===== Supplied material

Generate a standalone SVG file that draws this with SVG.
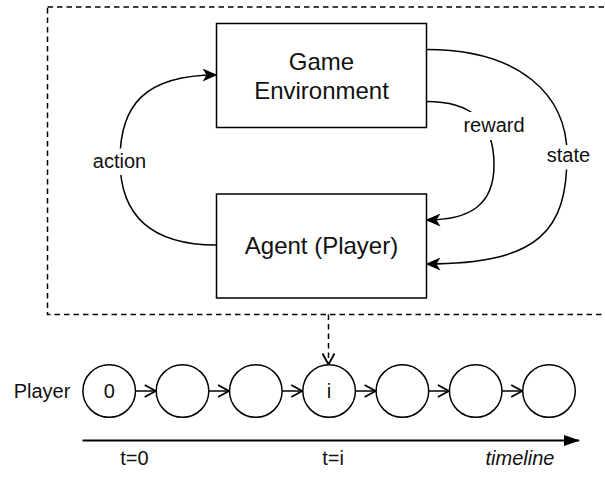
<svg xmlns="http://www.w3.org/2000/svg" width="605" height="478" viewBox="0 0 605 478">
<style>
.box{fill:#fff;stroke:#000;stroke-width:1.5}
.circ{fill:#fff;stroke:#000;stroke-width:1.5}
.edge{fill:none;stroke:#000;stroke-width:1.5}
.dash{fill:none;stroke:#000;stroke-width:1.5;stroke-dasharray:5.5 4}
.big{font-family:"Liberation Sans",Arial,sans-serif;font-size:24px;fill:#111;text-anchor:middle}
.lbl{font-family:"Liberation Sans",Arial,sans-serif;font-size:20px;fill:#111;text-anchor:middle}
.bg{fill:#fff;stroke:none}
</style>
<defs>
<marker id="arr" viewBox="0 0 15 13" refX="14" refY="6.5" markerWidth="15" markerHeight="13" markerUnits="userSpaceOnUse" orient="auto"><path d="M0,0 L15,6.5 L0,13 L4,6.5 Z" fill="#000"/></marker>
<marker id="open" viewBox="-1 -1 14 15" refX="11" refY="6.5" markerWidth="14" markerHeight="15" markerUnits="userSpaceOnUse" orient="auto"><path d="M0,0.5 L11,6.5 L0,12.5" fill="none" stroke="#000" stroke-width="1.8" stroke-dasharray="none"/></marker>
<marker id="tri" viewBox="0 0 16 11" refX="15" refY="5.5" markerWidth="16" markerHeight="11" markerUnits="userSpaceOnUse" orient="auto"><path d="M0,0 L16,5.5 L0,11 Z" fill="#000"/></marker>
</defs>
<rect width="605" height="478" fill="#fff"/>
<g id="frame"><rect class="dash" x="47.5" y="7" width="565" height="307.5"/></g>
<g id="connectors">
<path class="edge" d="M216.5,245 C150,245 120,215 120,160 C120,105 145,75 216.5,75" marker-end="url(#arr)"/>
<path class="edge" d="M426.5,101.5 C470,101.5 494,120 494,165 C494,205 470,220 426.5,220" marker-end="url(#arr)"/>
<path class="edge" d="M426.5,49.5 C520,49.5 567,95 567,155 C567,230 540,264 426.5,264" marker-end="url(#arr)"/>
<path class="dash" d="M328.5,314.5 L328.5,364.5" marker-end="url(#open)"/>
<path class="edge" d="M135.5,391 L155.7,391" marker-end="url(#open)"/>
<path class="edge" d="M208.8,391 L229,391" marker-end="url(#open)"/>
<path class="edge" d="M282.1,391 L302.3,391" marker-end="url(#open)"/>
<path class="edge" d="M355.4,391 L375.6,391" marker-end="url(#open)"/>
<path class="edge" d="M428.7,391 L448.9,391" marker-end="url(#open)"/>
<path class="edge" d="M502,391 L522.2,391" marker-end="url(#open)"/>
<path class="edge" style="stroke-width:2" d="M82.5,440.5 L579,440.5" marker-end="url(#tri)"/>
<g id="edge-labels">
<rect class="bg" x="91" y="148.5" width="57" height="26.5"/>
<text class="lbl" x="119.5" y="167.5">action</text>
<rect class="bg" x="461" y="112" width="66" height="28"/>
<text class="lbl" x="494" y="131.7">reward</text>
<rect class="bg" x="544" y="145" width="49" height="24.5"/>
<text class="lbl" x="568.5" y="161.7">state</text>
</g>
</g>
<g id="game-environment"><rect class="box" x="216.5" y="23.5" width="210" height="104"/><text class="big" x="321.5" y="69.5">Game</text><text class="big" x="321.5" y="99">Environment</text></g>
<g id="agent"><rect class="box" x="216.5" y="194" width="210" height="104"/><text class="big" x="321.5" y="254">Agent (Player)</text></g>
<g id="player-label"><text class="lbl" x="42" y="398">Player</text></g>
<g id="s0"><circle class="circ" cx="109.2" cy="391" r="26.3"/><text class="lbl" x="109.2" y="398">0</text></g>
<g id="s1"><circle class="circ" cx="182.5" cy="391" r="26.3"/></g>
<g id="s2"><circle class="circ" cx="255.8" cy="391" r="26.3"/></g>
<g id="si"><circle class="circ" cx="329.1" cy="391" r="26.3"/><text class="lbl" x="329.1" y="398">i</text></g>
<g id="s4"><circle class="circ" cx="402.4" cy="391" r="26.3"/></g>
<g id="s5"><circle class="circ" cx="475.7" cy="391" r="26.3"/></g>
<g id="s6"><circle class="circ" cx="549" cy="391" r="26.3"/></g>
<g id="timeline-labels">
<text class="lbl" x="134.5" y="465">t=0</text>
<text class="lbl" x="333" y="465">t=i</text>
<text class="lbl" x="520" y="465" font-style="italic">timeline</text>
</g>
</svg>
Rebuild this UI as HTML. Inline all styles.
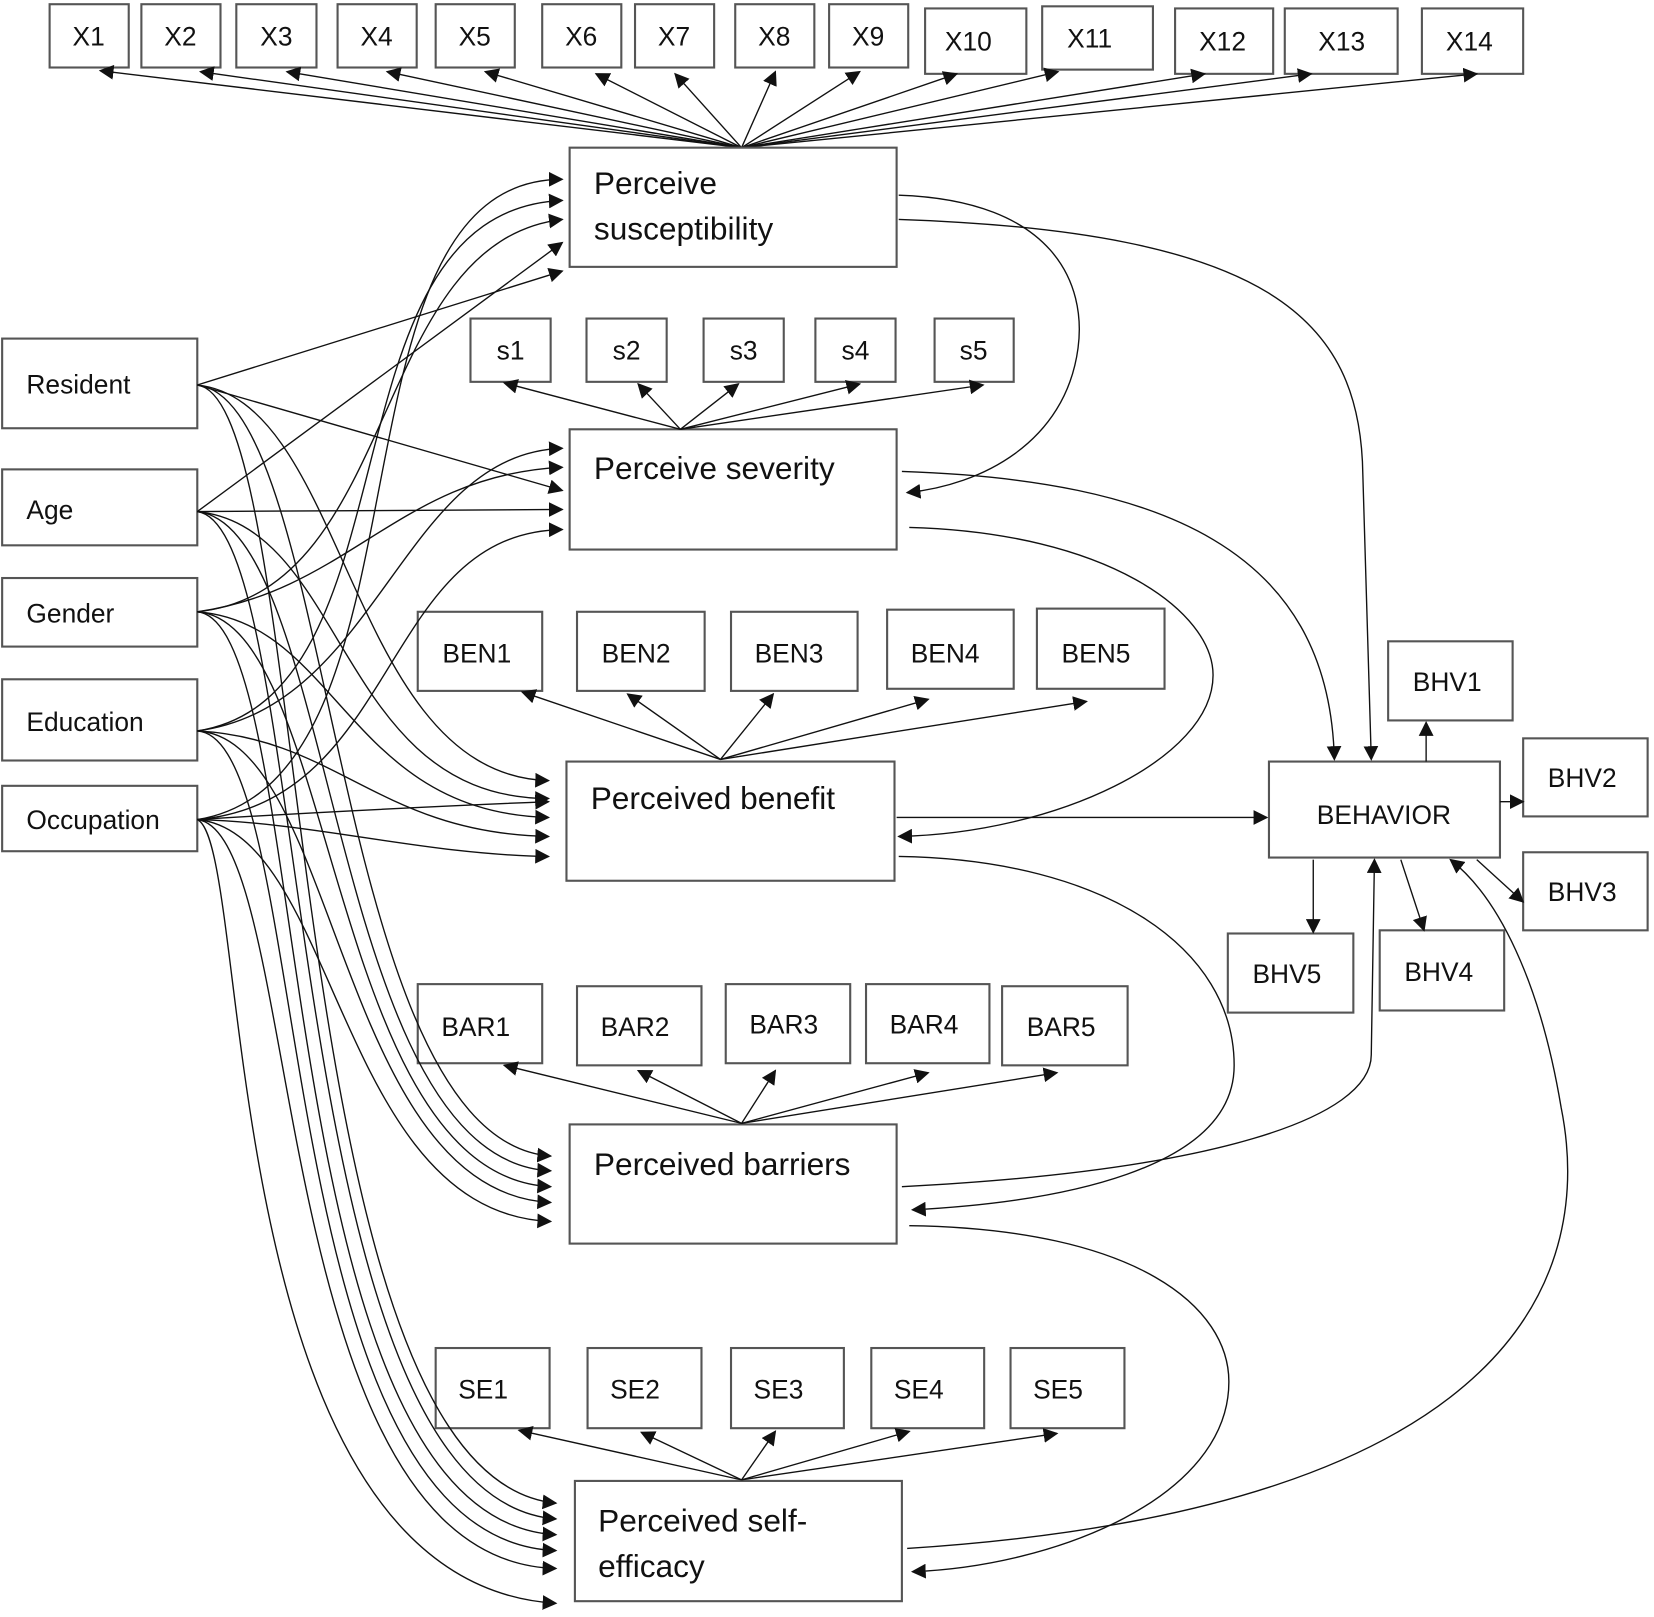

==========

Quote the records above in full, dropping each picture.

[Exercise output]
Generate a standalone SVG file that draws this with SVG.
<svg xmlns="http://www.w3.org/2000/svg" width="605" height="478" viewBox="0 0 605 478">
<style>
.box{fill:#fff;stroke:#000;stroke-width:1.5}
.circ{fill:#fff;stroke:#000;stroke-width:1.5}
.edge{fill:none;stroke:#000;stroke-width:1.5}
.dash{fill:none;stroke:#000;stroke-width:1.5;stroke-dasharray:5.5 4}
.big{font-family:"Liberation Sans",Arial,sans-serif;font-size:24px;fill:#111;text-anchor:middle}
.lbl{font-family:"Liberation Sans",Arial,sans-serif;font-size:20px;fill:#111;text-anchor:middle}
.bg{fill:#fff;stroke:none}
</style>
<defs>
<marker id="arr" viewBox="0 0 15 13" refX="14" refY="6.5" markerWidth="15" markerHeight="13" markerUnits="userSpaceOnUse" orient="auto"><path d="M0,0 L15,6.5 L0,13 L4,6.5 Z" fill="#000"/></marker>
<marker id="open" viewBox="-1 -1 14 15" refX="11" refY="6.5" markerWidth="14" markerHeight="15" markerUnits="userSpaceOnUse" orient="auto"><path d="M0,0.5 L11,6.5 L0,12.5" fill="none" stroke="#000" stroke-width="1.8" stroke-dasharray="none"/></marker>
<marker id="tri" viewBox="0 0 16 11" refX="15" refY="5.5" markerWidth="16" markerHeight="11" markerUnits="userSpaceOnUse" orient="auto"><path d="M0,0 L16,5.5 L0,11 Z" fill="#000"/></marker>
</defs>
<rect width="605" height="478" fill="#fff"/>
<g id="frame"><rect class="dash" x="47.5" y="7" width="565" height="307.5"/></g>
<g id="connectors">
<path class="edge" d="M216.5,245 C150,245 120,215 120,160 C120,105 145,75 216.5,75" marker-end="url(#arr)"/>
<path class="edge" d="M426.5,101.5 C470,101.5 494,120 494,165 C494,205 470,220 426.5,220" marker-end="url(#arr)"/>
<path class="edge" d="M426.5,49.5 C520,49.5 567,95 567,155 C567,230 540,264 426.5,264" marker-end="url(#arr)"/>
<path class="dash" d="M328.5,314.5 L328.5,364.5" marker-end="url(#open)"/>
<path class="edge" d="M135.5,391 L155.7,391" marker-end="url(#open)"/>
<path class="edge" d="M208.8,391 L229,391" marker-end="url(#open)"/>
<path class="edge" d="M282.1,391 L302.3,391" marker-end="url(#open)"/>
<path class="edge" d="M355.4,391 L375.6,391" marker-end="url(#open)"/>
<path class="edge" d="M428.7,391 L448.9,391" marker-end="url(#open)"/>
<path class="edge" d="M502,391 L522.2,391" marker-end="url(#open)"/>
<path class="edge" style="stroke-width:2" d="M82.5,440.5 L579,440.5" marker-end="url(#tri)"/>
<g id="edge-labels">
<rect class="bg" x="91" y="148.5" width="57" height="26.5"/>
<text class="lbl" x="119.5" y="167.5">action</text>
<rect class="bg" x="461" y="112" width="66" height="28"/>
<text class="lbl" x="494" y="131.7">reward</text>
<rect class="bg" x="544" y="145" width="49" height="24.5"/>
<text class="lbl" x="568.5" y="161.7">state</text>
</g>
</g>
<g id="game-environment"><rect class="box" x="216.5" y="23.5" width="210" height="104"/><text class="big" x="321.5" y="69.5">Game</text><text class="big" x="321.5" y="99">Environment</text></g>
<g id="agent"><rect class="box" x="216.5" y="194" width="210" height="104"/><text class="big" x="321.5" y="254">Agent (Player)</text></g>
<g id="player-label"><text class="lbl" x="42" y="398">Player</text></g>
<g id="s0"><circle class="circ" cx="109.2" cy="391" r="26.3"/><text class="lbl" x="109.2" y="398">0</text></g>
<g id="s1"><circle class="circ" cx="182.5" cy="391" r="26.3"/></g>
<g id="s2"><circle class="circ" cx="255.8" cy="391" r="26.3"/></g>
<g id="si"><circle class="circ" cx="329.1" cy="391" r="26.3"/><text class="lbl" x="329.1" y="398">i</text></g>
<g id="s4"><circle class="circ" cx="402.4" cy="391" r="26.3"/></g>
<g id="s5"><circle class="circ" cx="475.7" cy="391" r="26.3"/></g>
<g id="s6"><circle class="circ" cx="549" cy="391" r="26.3"/></g>
<g id="timeline-labels">
<text class="lbl" x="134.5" y="465">t=0</text>
<text class="lbl" x="333" y="465">t=i</text>
<text class="lbl" x="520" y="465" font-style="italic">timeline</text>
</g>
</svg>
Rebuild this UI as HTML. Inline all styles.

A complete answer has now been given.